Prompt: Leave the pictures out and retype the lines from the beginning through the line with "const ref = useRef<HTMLDivElement>(null);", both ends included.

####################

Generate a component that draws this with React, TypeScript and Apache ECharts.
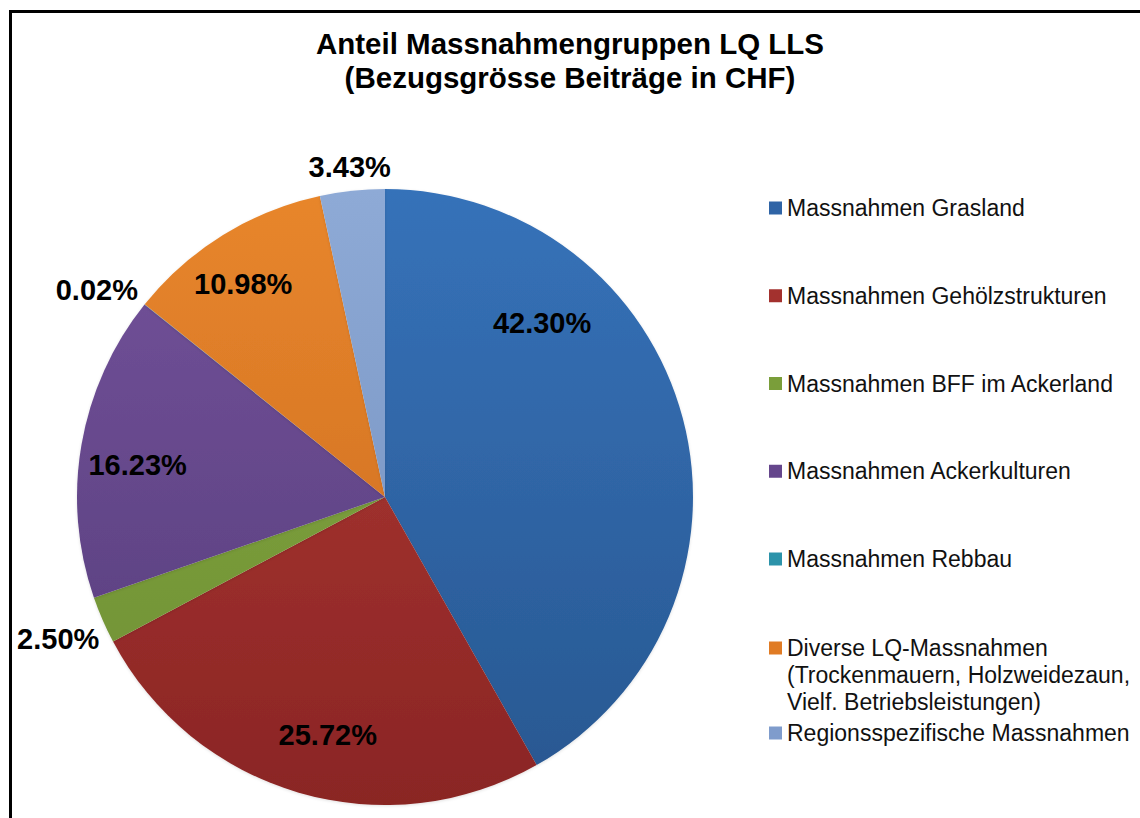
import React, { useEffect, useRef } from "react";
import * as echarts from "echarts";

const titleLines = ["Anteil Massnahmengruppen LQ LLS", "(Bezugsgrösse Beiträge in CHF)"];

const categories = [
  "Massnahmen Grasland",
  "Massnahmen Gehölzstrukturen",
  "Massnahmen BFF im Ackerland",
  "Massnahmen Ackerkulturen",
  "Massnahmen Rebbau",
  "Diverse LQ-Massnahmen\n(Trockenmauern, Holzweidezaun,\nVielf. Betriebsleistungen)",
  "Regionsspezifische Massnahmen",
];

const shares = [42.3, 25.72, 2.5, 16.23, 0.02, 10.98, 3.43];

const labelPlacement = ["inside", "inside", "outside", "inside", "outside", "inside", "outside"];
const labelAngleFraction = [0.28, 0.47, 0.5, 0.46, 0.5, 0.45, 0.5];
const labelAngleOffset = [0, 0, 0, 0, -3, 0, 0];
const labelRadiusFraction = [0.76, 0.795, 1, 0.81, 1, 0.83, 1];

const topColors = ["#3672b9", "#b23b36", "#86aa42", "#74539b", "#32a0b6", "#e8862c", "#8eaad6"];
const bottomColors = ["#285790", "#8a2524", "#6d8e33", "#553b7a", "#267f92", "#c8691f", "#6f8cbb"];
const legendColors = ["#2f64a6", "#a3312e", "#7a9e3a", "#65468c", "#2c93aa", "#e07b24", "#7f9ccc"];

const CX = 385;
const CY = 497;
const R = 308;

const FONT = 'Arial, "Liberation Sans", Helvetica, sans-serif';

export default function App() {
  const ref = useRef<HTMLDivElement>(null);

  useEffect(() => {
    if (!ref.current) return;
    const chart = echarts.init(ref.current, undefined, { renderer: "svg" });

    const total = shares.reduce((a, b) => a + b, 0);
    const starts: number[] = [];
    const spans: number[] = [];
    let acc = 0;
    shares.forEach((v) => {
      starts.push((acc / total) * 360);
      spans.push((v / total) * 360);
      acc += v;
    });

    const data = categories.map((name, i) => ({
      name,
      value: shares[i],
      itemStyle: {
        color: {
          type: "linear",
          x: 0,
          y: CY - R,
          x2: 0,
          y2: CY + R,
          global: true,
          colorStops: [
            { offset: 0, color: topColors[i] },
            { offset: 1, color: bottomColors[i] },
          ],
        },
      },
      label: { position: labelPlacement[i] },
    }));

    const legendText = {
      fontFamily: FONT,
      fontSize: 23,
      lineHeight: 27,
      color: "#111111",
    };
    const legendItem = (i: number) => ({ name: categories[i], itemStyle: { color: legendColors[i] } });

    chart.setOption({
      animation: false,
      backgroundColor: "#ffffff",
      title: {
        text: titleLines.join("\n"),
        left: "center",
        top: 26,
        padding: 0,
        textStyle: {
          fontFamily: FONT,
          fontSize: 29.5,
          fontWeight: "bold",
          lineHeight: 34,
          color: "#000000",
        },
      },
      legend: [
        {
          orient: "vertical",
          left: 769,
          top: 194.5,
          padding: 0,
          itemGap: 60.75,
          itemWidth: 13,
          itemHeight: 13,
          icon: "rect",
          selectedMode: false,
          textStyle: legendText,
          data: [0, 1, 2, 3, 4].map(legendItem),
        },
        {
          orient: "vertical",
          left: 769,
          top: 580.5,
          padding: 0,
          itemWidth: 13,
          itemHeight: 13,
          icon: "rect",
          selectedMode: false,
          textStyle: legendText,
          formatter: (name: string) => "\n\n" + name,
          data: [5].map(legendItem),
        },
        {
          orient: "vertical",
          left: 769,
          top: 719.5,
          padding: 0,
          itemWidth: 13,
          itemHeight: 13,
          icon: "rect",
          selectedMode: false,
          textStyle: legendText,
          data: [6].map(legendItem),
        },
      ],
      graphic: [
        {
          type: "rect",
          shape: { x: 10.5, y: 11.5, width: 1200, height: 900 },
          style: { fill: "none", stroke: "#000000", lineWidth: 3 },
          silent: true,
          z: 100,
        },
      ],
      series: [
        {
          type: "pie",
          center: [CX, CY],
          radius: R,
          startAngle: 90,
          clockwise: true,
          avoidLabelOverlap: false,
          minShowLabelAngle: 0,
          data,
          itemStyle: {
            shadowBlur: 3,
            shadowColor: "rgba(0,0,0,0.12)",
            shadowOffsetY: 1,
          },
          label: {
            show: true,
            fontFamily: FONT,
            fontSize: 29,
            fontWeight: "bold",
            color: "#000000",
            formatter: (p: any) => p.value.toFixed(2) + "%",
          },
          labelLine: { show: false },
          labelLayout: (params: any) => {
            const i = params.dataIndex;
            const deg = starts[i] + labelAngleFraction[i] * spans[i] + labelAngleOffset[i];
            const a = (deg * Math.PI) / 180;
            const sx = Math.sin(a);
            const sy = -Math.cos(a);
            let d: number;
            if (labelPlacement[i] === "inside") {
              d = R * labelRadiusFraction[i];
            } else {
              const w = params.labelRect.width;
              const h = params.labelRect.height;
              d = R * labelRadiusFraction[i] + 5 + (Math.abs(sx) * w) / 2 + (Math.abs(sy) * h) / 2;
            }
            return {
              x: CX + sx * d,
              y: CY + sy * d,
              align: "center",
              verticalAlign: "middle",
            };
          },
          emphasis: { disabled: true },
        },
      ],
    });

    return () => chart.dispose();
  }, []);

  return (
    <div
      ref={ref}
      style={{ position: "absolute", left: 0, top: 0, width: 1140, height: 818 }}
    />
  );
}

####################

Exercise result:
Generate a component that draws this with React, TypeScript and Apache ECharts.
import React, { useEffect, useRef } from "react";
import * as echarts from "echarts";

const titleLines = ["Anteil Massnahmengruppen LQ LLS", "(Bezugsgrösse Beiträge in CHF)"];

const categories = [
  "Massnahmen Grasland",
  "Massnahmen Gehölzstrukturen",
  "Massnahmen BFF im Ackerland",
  "Massnahmen Ackerkulturen",
  "Massnahmen Rebbau",
  "Diverse LQ-Massnahmen\n(Trockenmauern, Holzweidezaun,\nVielf. Betriebsleistungen)",
  "Regionsspezifische Massnahmen",
];

const shares = [42.3, 25.72, 2.5, 16.23, 0.02, 10.98, 3.43];

const labelPlacement = ["inside", "inside", "outside", "inside", "outside", "inside", "outside"];
const labelAngleFraction = [0.28, 0.47, 0.5, 0.46, 0.5, 0.45, 0.5];
const labelAngleOffset = [0, 0, 0, 0, -3, 0, 0];
const labelRadiusFraction = [0.76, 0.795, 1, 0.81, 1, 0.83, 1];

const topColors = ["#3672b9", "#b23b36", "#86aa42", "#74539b", "#32a0b6", "#e8862c", "#8eaad6"];
const bottomColors = ["#285790", "#8a2524", "#6d8e33", "#553b7a", "#267f92", "#c8691f", "#6f8cbb"];
const legendColors = ["#2f64a6", "#a3312e", "#7a9e3a", "#65468c", "#2c93aa", "#e07b24", "#7f9ccc"];

const CX = 385;
const CY = 497;
const R = 308;

const FONT = 'Arial, "Liberation Sans", Helvetica, sans-serif';

export default function App() {
  const ref = useRef<HTMLDivElement>(null);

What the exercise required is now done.